Russia’s air force says it has flown more than 700 sorties against more than 690 targets in Syria since September 30th.

Mr Assad emphasised how Russia was acting according to international law, praising Moscow’s political approach to the Syrian crisis which he said had ensured it had not played out according to “a more tragic scenario”. Ultimately, he said, the resolution to the crisis was a political one.

“Terrorism is a real obstacle to a political solution,” said Mr Assad. “And of course the whole [Syrian] people want to take part in deciding the fate of their state, and not just the leadership.”

Mr Putin said Russia was ready to help find a political solution and hailed the Syrian people for standing up to the militants “almost on their own”, saying the Syrian army had notched up serious battlefield success in recent times.
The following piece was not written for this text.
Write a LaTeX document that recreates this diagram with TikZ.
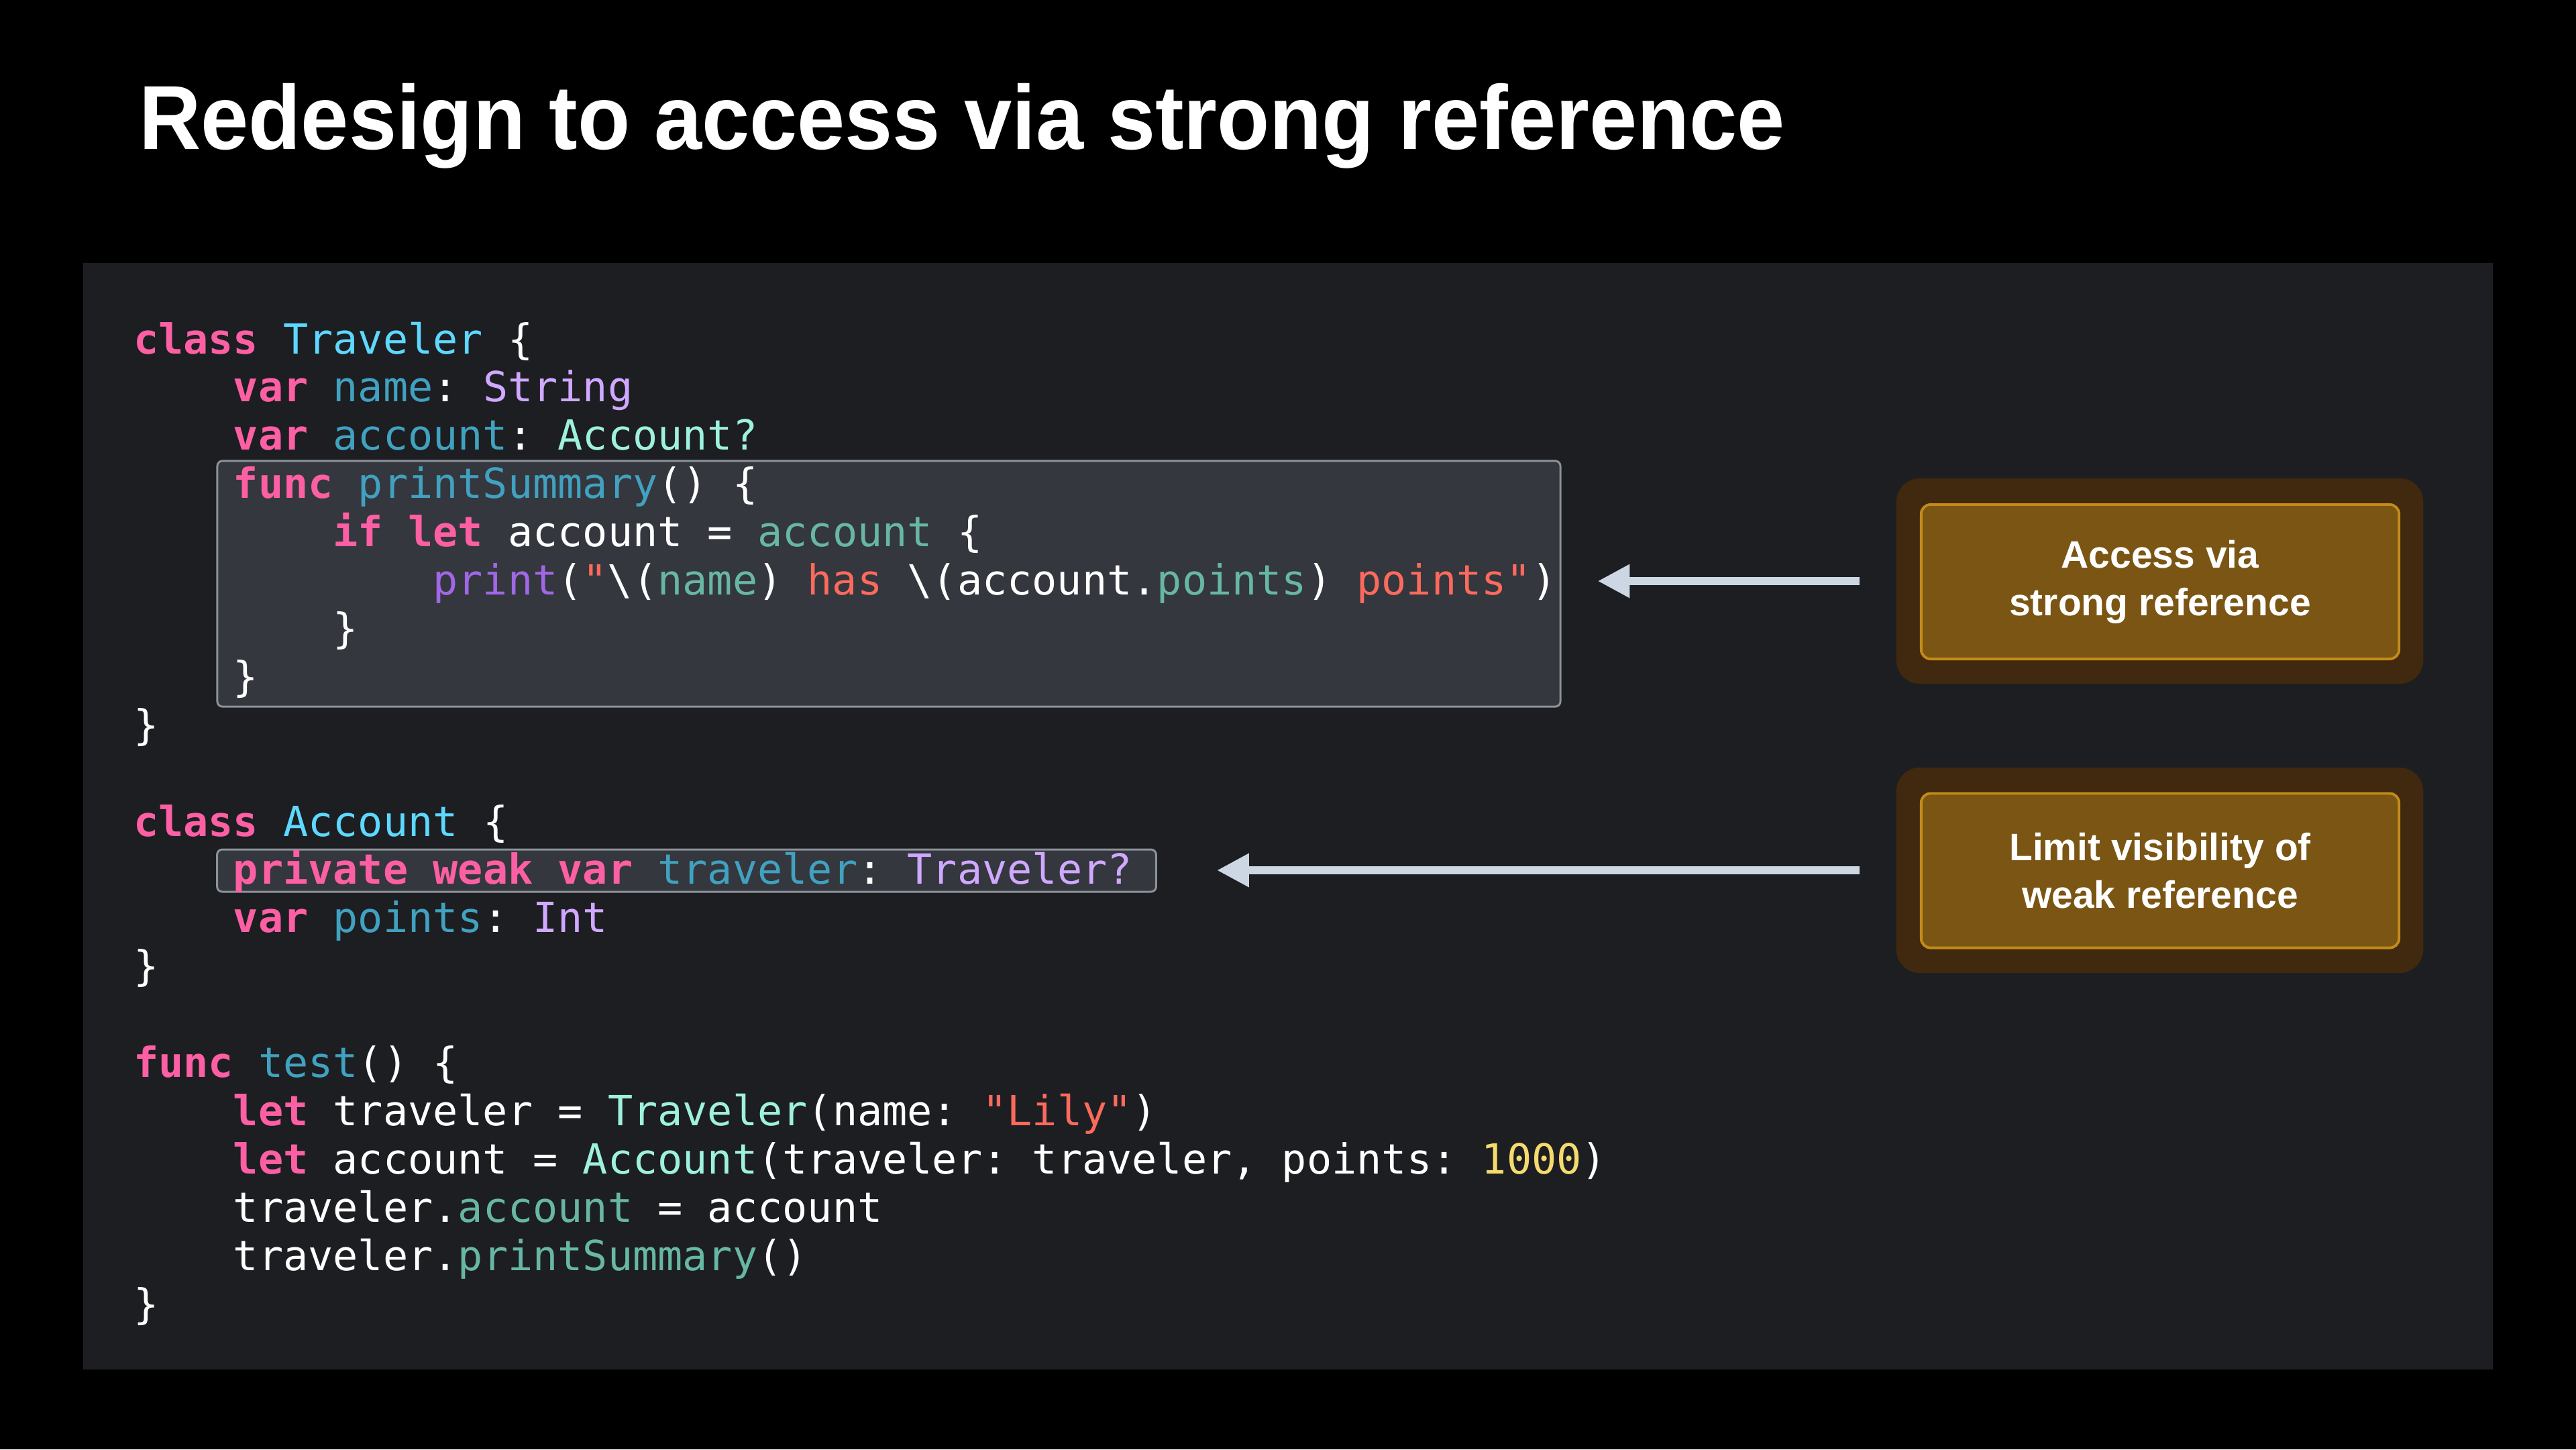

Sergei Shoigu, his defence minister, said Russia’s air support had helped the Syrian army move from defence to attack, saying Moscow would continue to provide military support.

Compelled to act

Mr Putin said Russia had felt compelled to act in Syria because of the threat Islamist militants fighting Mr Assad’s forces there posed to its own security. “Unfortunately on Syrian territory there are about 4,000 people from the former Soviet Union – at a minimum – fighting government forces with weapons in their hands,” said Mr Putin. “We, it goes without saying, can not allow them to turn up on Russian territory after they have received battlefield experience and undergone ideological instruction.”

Positive developments on the military front in Syria would provide a basis for a long-term political solution, involving all political forces, ethnic and religious groups, said Mr Putin. “We are ready to make our contribution not only in the course of military actions in the fight against terrorism, but during the political process,” he said, according to the transcript released by the Kremlin. “This will, of course, be in close contact with other world powers and with countries of the region which are interested in a peaceful resolution of the conflict,” Mr Putin said.

Interfax news agency said Mr Putin briefed Turkish president Tayyip Erdogan by phone about the talks. Turkey, which supports rebels trying to overthrow Mr Assad, said the Syrian leader should have stayed in Moscow for the sake of his country.